> Exercise task
In the records below, find each line containing the word "with" and copy it.

> Material
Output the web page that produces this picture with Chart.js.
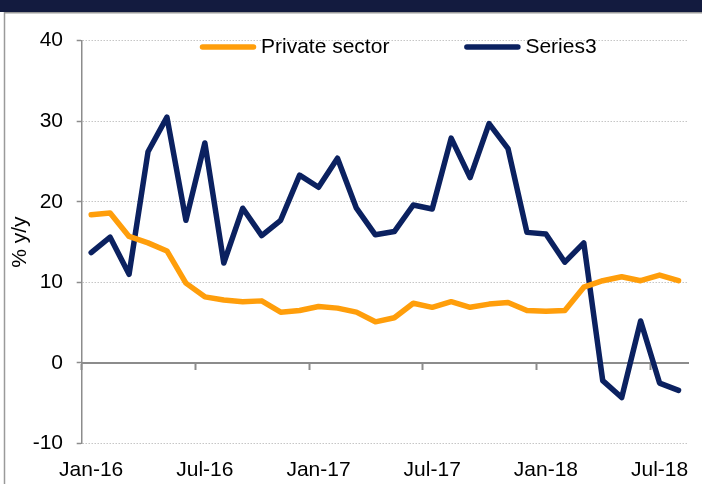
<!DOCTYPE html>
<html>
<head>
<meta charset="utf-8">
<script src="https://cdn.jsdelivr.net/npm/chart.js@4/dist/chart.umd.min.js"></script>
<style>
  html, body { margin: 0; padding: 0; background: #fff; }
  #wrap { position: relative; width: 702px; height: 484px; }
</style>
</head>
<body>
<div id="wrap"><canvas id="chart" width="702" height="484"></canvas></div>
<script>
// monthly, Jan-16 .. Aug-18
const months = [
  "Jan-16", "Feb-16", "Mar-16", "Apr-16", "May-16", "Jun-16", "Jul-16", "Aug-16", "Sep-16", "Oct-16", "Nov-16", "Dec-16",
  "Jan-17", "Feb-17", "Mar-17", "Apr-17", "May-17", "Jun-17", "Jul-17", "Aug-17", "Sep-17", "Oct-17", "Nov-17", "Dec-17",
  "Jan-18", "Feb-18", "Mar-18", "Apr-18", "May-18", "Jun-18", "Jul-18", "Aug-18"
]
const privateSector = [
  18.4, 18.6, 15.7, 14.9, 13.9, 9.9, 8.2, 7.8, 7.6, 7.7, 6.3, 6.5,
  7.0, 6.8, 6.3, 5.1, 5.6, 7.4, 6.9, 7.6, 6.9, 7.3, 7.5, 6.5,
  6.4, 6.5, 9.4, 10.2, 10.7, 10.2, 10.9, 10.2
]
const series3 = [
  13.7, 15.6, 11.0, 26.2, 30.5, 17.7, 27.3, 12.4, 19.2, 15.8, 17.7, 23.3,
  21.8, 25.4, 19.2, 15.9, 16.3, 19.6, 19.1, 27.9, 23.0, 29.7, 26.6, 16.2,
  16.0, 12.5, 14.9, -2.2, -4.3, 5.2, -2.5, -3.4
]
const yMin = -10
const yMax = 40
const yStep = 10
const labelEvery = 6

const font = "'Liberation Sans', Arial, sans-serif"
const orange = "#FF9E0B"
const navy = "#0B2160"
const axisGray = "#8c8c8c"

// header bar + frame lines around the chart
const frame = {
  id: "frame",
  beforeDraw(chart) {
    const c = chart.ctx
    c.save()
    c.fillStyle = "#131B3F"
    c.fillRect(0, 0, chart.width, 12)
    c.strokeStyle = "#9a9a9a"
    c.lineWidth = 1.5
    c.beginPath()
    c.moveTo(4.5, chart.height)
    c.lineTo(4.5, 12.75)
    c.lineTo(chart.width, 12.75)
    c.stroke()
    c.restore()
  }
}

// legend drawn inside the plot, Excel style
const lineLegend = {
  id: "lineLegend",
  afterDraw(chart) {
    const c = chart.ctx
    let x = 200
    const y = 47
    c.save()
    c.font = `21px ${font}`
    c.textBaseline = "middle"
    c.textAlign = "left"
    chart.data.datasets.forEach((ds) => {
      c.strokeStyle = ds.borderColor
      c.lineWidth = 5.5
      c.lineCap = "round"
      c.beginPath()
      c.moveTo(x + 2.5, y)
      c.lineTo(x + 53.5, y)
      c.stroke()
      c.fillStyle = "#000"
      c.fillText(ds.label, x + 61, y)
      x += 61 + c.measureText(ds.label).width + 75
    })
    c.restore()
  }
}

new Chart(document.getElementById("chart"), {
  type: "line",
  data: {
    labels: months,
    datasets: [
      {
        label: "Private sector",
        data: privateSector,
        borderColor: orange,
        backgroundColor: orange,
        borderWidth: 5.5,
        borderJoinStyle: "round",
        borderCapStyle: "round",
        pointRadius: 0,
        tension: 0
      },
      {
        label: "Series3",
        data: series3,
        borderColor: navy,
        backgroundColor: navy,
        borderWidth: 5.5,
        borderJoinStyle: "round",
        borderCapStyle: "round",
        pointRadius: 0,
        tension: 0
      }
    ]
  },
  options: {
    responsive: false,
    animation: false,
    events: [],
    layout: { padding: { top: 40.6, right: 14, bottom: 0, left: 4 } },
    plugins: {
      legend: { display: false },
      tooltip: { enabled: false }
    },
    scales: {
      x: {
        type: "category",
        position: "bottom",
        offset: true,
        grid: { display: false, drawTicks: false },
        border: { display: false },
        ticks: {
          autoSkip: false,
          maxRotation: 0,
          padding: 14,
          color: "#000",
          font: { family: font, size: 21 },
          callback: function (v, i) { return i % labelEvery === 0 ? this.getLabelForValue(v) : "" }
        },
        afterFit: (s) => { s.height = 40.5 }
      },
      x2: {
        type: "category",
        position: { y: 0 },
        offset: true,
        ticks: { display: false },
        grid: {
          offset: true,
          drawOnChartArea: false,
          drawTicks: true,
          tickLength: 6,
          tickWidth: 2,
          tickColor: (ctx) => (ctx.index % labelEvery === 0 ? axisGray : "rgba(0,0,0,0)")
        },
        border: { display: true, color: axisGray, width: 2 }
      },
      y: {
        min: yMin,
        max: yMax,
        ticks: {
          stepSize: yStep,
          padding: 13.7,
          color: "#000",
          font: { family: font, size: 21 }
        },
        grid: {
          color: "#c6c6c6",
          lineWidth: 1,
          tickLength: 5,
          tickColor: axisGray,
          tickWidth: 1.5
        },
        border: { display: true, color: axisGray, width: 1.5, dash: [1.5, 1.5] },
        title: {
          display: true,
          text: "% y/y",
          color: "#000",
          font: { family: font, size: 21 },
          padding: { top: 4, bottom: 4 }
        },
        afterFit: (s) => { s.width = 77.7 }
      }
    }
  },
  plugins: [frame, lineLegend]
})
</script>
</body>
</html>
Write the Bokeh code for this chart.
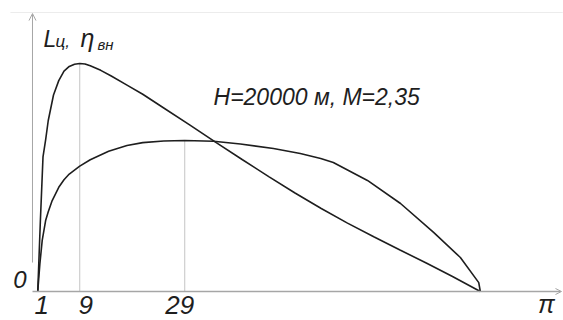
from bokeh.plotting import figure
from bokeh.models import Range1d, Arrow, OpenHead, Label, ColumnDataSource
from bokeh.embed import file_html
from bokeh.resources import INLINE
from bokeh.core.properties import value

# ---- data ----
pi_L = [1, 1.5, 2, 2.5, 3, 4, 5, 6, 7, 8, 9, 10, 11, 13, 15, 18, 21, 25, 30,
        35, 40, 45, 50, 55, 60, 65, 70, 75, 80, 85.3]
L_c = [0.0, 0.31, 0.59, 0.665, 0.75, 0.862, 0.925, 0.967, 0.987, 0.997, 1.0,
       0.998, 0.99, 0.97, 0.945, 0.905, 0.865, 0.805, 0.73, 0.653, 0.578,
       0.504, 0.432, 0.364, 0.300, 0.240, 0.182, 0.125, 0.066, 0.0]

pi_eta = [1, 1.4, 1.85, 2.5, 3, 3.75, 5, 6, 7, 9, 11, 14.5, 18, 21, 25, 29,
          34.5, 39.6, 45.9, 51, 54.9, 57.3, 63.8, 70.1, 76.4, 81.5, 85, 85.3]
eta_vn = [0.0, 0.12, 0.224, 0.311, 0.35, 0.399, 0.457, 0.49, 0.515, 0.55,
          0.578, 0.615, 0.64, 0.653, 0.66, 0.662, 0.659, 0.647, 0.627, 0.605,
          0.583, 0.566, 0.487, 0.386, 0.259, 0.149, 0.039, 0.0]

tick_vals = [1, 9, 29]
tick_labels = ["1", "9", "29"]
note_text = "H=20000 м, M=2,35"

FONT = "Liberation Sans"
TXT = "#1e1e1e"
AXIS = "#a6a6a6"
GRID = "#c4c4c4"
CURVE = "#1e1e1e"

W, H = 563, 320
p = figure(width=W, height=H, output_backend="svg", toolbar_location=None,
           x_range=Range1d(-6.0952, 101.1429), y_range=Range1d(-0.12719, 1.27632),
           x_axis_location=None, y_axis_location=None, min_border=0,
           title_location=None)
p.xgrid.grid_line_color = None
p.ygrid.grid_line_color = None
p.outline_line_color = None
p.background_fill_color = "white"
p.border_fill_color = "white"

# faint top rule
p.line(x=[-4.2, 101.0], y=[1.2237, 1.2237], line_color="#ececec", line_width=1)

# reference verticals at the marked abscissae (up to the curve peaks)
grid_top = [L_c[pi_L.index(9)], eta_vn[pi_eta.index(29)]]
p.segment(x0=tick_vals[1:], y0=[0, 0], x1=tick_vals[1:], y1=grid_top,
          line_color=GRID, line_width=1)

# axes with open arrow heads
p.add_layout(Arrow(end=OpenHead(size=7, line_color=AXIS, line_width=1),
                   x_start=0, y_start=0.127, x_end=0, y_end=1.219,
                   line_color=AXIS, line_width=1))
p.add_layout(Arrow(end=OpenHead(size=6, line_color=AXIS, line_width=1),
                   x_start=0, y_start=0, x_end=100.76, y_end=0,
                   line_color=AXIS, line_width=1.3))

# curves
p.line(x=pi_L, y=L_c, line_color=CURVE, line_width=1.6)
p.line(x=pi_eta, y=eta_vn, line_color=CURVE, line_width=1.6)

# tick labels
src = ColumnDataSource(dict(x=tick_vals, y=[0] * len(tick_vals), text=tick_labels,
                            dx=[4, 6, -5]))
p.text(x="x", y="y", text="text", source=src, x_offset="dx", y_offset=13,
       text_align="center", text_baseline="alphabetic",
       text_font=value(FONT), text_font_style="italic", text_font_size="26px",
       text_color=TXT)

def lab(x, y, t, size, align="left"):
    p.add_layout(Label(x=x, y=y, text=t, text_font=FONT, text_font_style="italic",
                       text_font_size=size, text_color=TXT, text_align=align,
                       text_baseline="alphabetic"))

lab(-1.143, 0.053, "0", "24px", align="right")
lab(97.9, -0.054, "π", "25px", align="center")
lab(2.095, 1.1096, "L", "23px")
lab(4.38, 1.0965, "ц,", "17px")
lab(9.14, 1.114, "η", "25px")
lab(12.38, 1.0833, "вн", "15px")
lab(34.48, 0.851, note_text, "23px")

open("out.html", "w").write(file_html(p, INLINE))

> Reply to the exercise
Output the web page that produces this picture with Chart.js.
# axes with open arrow heads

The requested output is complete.